On May 13, I (Matt Queen, 32) was gearing up at the base of Father and Son (5.7) when a member of my party, climbing above me, dislodged a block weighing approximately 10 pounds while traversing between the anchors of Father and Son and the adjacent route Kentucky Pinstripe. Both routes start on a very large ledge. I had my back turned to the cliff when I was struck on the top of my helmeted head and knocked unconscious. Members of my party noted that the climber above yelled, “Rock!” but I don’t remember hearing the warning.
After the impact, another member in my party grabbed me and kept me from falling off the ledge. I regained consciousness after about one minute. After I had gathered myself and was checked for further injuries, I was evacuated by the three members of my group.

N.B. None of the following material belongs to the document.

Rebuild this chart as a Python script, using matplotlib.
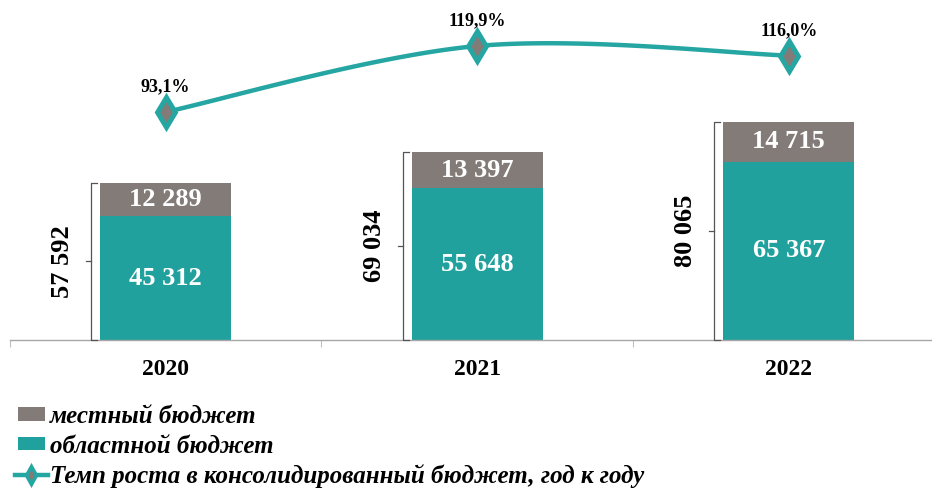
import matplotlib.pyplot as plt
from matplotlib.lines import Line2D
from matplotlib.patches import Patch, Rectangle
from matplotlib.legend_handler import HandlerPatch
import numpy as np

years = ['2020', '2021', '2022']
regional = [45312, 55648, 65367]
local = [12289, 13397, 14715]
totals = [57592, 69034, 80065]
growth = [93.1, 119.9, 116.0]

TEAL = '#20a19e'
GREY = '#827b77'
LINE = '#25a6a2'


def fmt(v):
    return f'{v:,}'.replace(',', ' ')


def smooth(xs, ys, n=40):
    # Catmull-Rom smoothing, like the "smoothed line" option in office charts
    px = [xs[0]] + list(xs) + [xs[-1]]
    py = [ys[0]] + list(ys) + [ys[-1]]
    outx, outy = [], []
    t = np.linspace(0, 1, n)
    for i in range(1, len(px) - 2):
        p0 = np.array([px[i], py[i]])
        p3 = np.array([px[i + 1], py[i + 1]])
        c1 = p0 + (np.array([px[i + 1], py[i + 1]]) - np.array([px[i - 1], py[i - 1]])) / 6
        c2 = p3 - (np.array([px[i + 2], py[i + 2]]) - np.array([px[i], py[i]])) / 6
        b = ((1 - t) ** 3)[:, None] * p0 + (3 * (1 - t) ** 2 * t)[:, None] * c1 \
            + (3 * (1 - t) * t ** 2)[:, None] * c2 + (t ** 3)[:, None] * p3
        outx += list(b[:, 0])
        outy += list(b[:, 1])
    return outx, outy


def narrow_patch(legend, orig_handle, xdescent, ydescent, width, height, fontsize):
    return Rectangle((-xdescent + 0.1 * width, -ydescent), 0.82 * width, height)


plt.rcParams['font.family'] = ['Liberation Serif', 'DejaVu Serif']

fig = plt.figure(figsize=(9.32, 4.9), dpi=100)
ax = fig.add_axes([10 / 932, 150 / 490, 922 / 932, 340 / 490])

x = np.arange(len(years))
w = 0.42
ax.bar(x, regional, width=w, color=TEAL, zorder=2)
ax.bar(x, local, width=w, bottom=regional, color=GREY, zorder=2)

ax.set_xlim(-0.5, 2.46)
ax.set_ylim(0, 124700)

for i in range(len(years)):
    ax.text(x[i], regional[i] / 2, fmt(regional[i]), ha='center', va='center',
            color='white', fontsize=19, fontweight='bold')
    ax.text(x[i], regional[i] + local[i] / 2, fmt(local[i]), ha='center', va='center',
            color='white', fontsize=19, fontweight='bold')
    # bracket with total
    bx = x[i] - w / 2 - 0.029
    hx = x[i] - w / 2 - 0.010
    ax.plot([hx, bx, bx, hx], [totals[i], totals[i], 0, 0], color='#555555', lw=0.9,
            solid_joinstyle='round', clip_on=False, zorder=3)
    ax.plot([bx - 0.016, bx], [totals[i] / 2, totals[i] / 2], color='#555555', lw=0.9, zorder=3)
    ax.text(x[i] - 0.33, totals[i] / 2, fmt(totals[i]), ha='center', va='center',
            rotation=90, fontsize=19, fontweight='bold', color='black')

for s in ['top', 'right', 'left']:
    ax.spines[s].set_visible(False)
ax.spines['bottom'].set_color('#a6a6a6')
ax.spines['bottom'].set_linewidth(1.0)
ax.set_yticks([])
ax.set_xticks([-0.5, 0.5, 1.5])
ax.set_xticklabels([])
ax.tick_params(axis='x', which='major', length=5, color='#c0c0c0', width=0.8)
ax.set_xticks(x, minor=True)
ax.set_xticklabels(years, minor=True, fontsize=17, fontweight='bold')
ax.tick_params(axis='x', which='minor', length=0, pad=14)

ax2 = ax.twinx()
ax2.set_ylim(0.4, 138.6)
ax2.axis('off')
sx, sy = smooth(x, growth)
ax2.plot(sx, sy, color=LINE, lw=3.2, solid_capstyle='round', zorder=4)
ax2.plot(x, growth, ls='none', marker='d', markersize=15, markerfacecolor=GREY,
         markeredgecolor=LINE, markeredgewidth=3.5, zorder=5)
for i in range(len(years)):
    ax2.annotate(f'{growth[i]:.1f}%'.replace('.', ','), (x[i], growth[i]),
                 xytext=(0, 12), textcoords='offset points', ha='center', va='bottom',
                 fontsize=13, fontweight='bold')

handles = [
    Patch(facecolor=GREY, edgecolor='none'),
    Patch(facecolor=TEAL, edgecolor='none'),
    Line2D([0], [0], color=LINE, lw=3.2, marker='d', markersize=9,
           markerfacecolor=GREY, markeredgecolor=LINE, markeredgewidth=2.5),
]
labels = ['местный бюджет', 'областной бюджет',
          'Темп роста в консолидированный бюджет, год к году']
fig.legend(handles, labels, loc='upper left', bbox_to_anchor=(15 / 932, 1 - 405 / 490),
           frameon=False, prop={'size': 18, 'weight': 'bold', 'style': 'italic'},
           handlelength=1.3, handleheight=0.45, handletextpad=0.1, labelspacing=0.26,
           borderaxespad=0, borderpad=0,
           handler_map={Patch: HandlerPatch(patch_func=narrow_patch)})

fig.savefig('out.png', dpi=100)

I sustained a concussion from the impact, and my memory from the following couple of days is pretty fragmented. But I believe my helmet probably saved my life. Like most climbers now, I started climbing in the gym, and after my transition to outdoor climbing I still kept my gym attire—i.e., no helmet. It wasn't until I started trad climbing that I started wearing a helmet, and even then I would only wear it during gear-protected climbs. It took me longer than it should have to realize that my logic was flawed. Thankfully, I’d already made the decision to always wear a helmet before this particular incident. In hindsight, I'm glad that I got blasted by rockfall that day. Now I have a great story to tell people that may save someone’s life.